**AIM OF THE TASK**:
From the listing below, pull each line that includes "code".

== RECORDED INFORMATION

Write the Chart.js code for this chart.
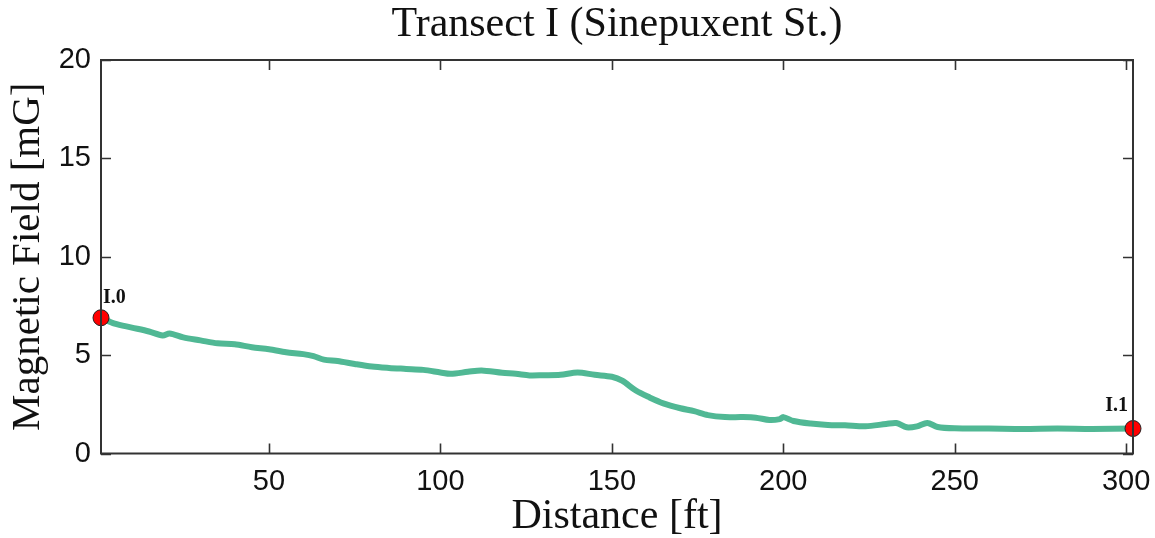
<!DOCTYPE html>
<html>
<head>
<meta charset="utf-8">
<script src="https://cdn.jsdelivr.net/npm/chart.js@4.4.0/dist/chart.umd.min.js"></script>
<style>
  html, body { margin: 0; padding: 0; background: #fff; }
  #wrap { width: 1155px; height: 538px; }
</style>
</head>
<body>
<div id="wrap"><canvas id="chart"></canvas></div>
<script>
// readings along the transect
const distances = [1, 5, 10, 15, 19, 21, 25, 30, 35, 40, 45, 50, 55, 60, 63, 66, 70, 75, 80, 85,
  90, 95, 100, 103, 108, 112, 118, 122, 126, 130, 135, 140, 145, 150, 153, 157, 161, 165, 170, 174,
  178, 183, 188, 192, 196, 199, 200, 203, 208, 213, 218, 224, 230, 233, 236, 239, 242, 245, 250, 260,
  270, 280, 290, 302];
const fieldValues = [6.9, 6.6, 6.4, 6.2, 6.0, 6.1, 5.9, 5.75, 5.6, 5.55, 5.4, 5.3, 5.15, 5.05, 4.95, 4.77, 4.7, 4.55, 4.42, 4.35,
  4.3, 4.25, 4.12, 4.05, 4.15, 4.22, 4.1, 4.05, 3.97, 3.98, 4.0, 4.12, 4.0, 3.9, 3.7, 3.2, 2.85, 2.55, 2.3, 2.15,
  1.95, 1.85, 1.85, 1.82, 1.7, 1.75, 1.85, 1.65, 1.52, 1.45, 1.43, 1.38, 1.5, 1.55, 1.33, 1.38, 1.55, 1.35, 1.28, 1.27,
  1.25, 1.27, 1.25, 1.27];

const markerNames = ["I.0", "I.1"];
const markerX = [1, 302];
const markerY = [6.9, 1.27];

const xTicks = [50, 100, 150, 200, 250, 300];
const yTicks = [0, 5, 10, 15, 20];

const lineData = distances.map((d, k) => ({ x: d, y: fieldValues[k] }));
const markerData = markerX.map((d, k) => ({ x: d, y: markerY[k] }));

// centre the title over the plot area, not the whole canvas
const centerTitle = {
  id: "centerTitle",
  afterLayout(chart) {
    if (chart.titleBlock) {
      chart.titleBlock.left = chart.chartArea.left;
      chart.titleBlock.right = chart.chartArea.right;
    }
  }
};

const frame = {
  id: "frame",
  afterDatasetsDraw(chart) {
    const { ctx, chartArea: a, scales } = chart;
    const len = 10;
    ctx.save();
    ctx.strokeStyle = "#333";
    ctx.lineWidth = 1.6;
    ctx.beginPath();
    xTicks.forEach(v => {
      const px = Math.round(scales.x.getPixelForValue(v)) + 0.5;
      ctx.moveTo(px, a.bottom); ctx.lineTo(px, a.bottom - len);
      ctx.moveTo(px, a.top); ctx.lineTo(px, a.top + len);
    });
    yTicks.forEach(v => {
      const py = Math.round(scales.y.getPixelForValue(v)) + 0.5;
      ctx.moveTo(a.left, py); ctx.lineTo(a.left + len, py);
      ctx.moveTo(a.right, py); ctx.lineTo(a.right - len, py);
    });
    ctx.stroke();
    ctx.lineWidth = 2;
    ctx.strokeRect(a.left, a.top, a.right - a.left, a.bottom - a.top);

    // point labels
    ctx.fillStyle = "#111";
    ctx.font = "bold 20px 'Liberation Serif', serif";
    ctx.textBaseline = "alphabetic";
    markerNames.forEach((name, k) => {
      const px = scales.x.getPixelForValue(markerX[k]);
      const py = scales.y.getPixelForValue(markerY[k]);
      if (k === 0) {
        ctx.textAlign = "left";
        ctx.fillText(name, px + 2, py - 15);
      } else {
        ctx.textAlign = "right";
        ctx.fillText(name, px - 5, py - 18);
      }
    });
    ctx.restore();
  }
};

new Chart(document.getElementById("chart"), {
  type: "scatter",
  data: {
    datasets: [
      {
        data: markerData,
        showLine: false,
        pointRadius: 8,
        pointBackgroundColor: "#ff0000",
        pointBorderColor: "#222",
        pointBorderWidth: 1,
        clip: false,
        order: 0
      },
      {
        data: lineData,
        showLine: true,
        borderColor: "rgb(80,184,148)",
        borderWidth: 6,
        pointRadius: 0,
        tension: 0.3,
        borderCapStyle: "round",
        borderJoinStyle: "round",
        order: 1
      }
    ]
  },
  options: {
    responsive: true,
    maintainAspectRatio: false,
    animation: false,
    layout: { padding: { left: 0, right: 22, top: 0, bottom: 0 } },
    plugins: {
      legend: { display: false },
      tooltip: { enabled: false },
      title: {
        display: true,
        text: "Transect I (Sinepuxent St.)",
        color: "#111",
        font: { family: "'Liberation Serif', serif", size: 42, weight: "normal", lineHeight: 1.2 },
        padding: { top: 0, bottom: 9.6 }
      }
    },
    scales: {
      x: {
        type: "linear",
        min: 1,
        max: 302,
        afterBuildTicks: s => { s.ticks = xTicks.map(v => ({ value: v })); },
        afterFit: s => { s.height = 84.5; s.paddingLeft = 0; s.paddingRight = 0; },
        grid: { display: false, drawTicks: false },
        border: { display: false },
        ticks: {
          color: "#111",
          padding: 11,
          font: { family: "'Liberation Sans', Arial, sans-serif", size: 29 }
        },
        title: {
          display: true,
          text: "Distance [ft]",
          color: "#111",
          font: { family: "'Liberation Serif', serif", size: 42, lineHeight: 1.0 },
          padding: { top: 0, bottom: 0 }
        }
      },
      y: {
        type: "linear",
        min: 0,
        max: 20,
        afterBuildTicks: s => { s.ticks = yTicks.map(v => ({ value: v })); },
        afterFit: s => { s.width = 101; s.paddingTop = 0; s.paddingBottom = 0; },
        grid: { display: false, drawTicks: false },
        border: { display: false },
        ticks: {
          color: "#111",
          padding: 10,
          font: { family: "'Liberation Sans', Arial, sans-serif", size: 29 }
        },
        title: {
          display: true,
          text: "Magnetic Field [mG]",
          color: "#111",
          font: { family: "'Liberation Serif', serif", size: 41, lineHeight: 1.1 },
          padding: { top: 6, bottom: 0 }
        }
      }
    }
  },
  plugins: [centerTitle, frame]
});
</script>
</body>
</html>
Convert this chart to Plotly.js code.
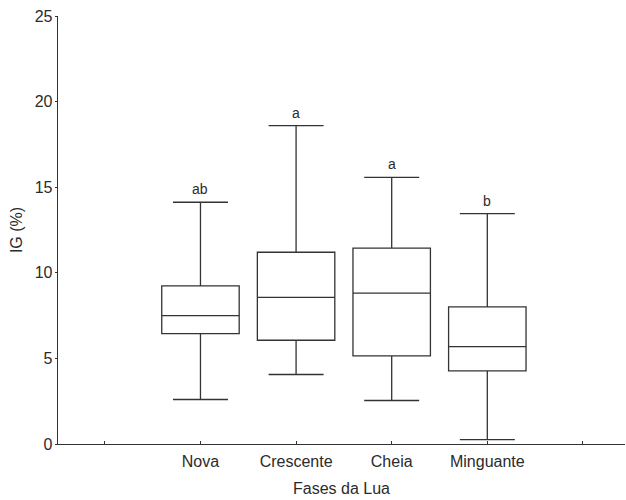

====

**RESULT**:
Write the Chart.js code for this chart.
Convert this chart to Plotly.js code.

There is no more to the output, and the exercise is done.